Breuer was sure Deutsche would be the place the best traders wanted to work, because his bank offered them strong capital backing and the freedom to exercise their talents. Gradually, he said, the trading franchise would help build the bank’s presence in underwriting securities and advising companies.
At the time, I could not articulate exactly what was wrong with his argument. In retrospect, I think Breuer’s big mistake was to underestimate the importance of corporate culture. Neither he nor his successor Josef Ackermann, imported from the investment bank at Credit Suisse, really understood how the new businesses undermined Deutsche’s greatest strengths.
The push into capital markets did serve its customers, but the emphasis on trading took the bank far away from its traditional corporate mission. In the trading business, the customers were mostly other financial institutions, not real-economy companies and their owners. Long-term relationships are essential in lending, scarce in trading. Lending is essentially a partnership, trading a contest. Deutsche was a quintessentially German lender yet now wanted to be a global trading powerhouse.

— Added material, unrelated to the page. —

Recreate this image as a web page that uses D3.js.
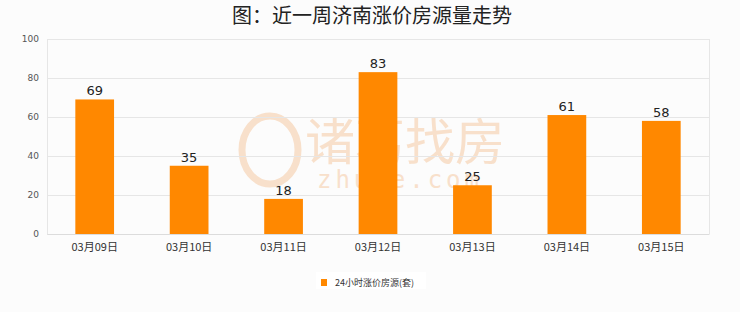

Considering the differences, it is not surprising that the ingrained Deutsche culture was all wrong for trading. The bank had a crucial role in the German establishment. Its leaders were expected to be thoughtful partners to politicians and industrialists. Alfred Herrhausen, the chief executive who first moved the bank towards capital markets, was well known for his moral analysis of poor countries’ excessive debts.
The trading culture is pretty much the exact opposite. It is greedy, boastful and hovers between the amoral and the immoral.
Managers who excelled at the old-style Deutsche were ill-suited for this new business. Breuer should have realised that it would take at least a generation to create a management board capable of supervising and balancing both new and old activities. The crisis has probably accelerated the change.
In the past six years, Deutsche has regrouped. It wants to expand in what the industry now calls global transaction banking: the traditional business of helping companies manage their cash flows. It also is building up asset management, which offers steady revenue and usually rewards longer-term thinking.
The trading business has been cut back and further reductions are expected from an imminent strategic review. The Deutsche of 2020 could well end up looking more like an internationalised version of the bank of 1985 than the 2005 “flow monster”.
The financial bubble and bust of the 2000s teaches many lessons about financial excess. The saga of Deutsche bank teaches something relevant to every organisation: it is hard and dangerous to change corporate cultures.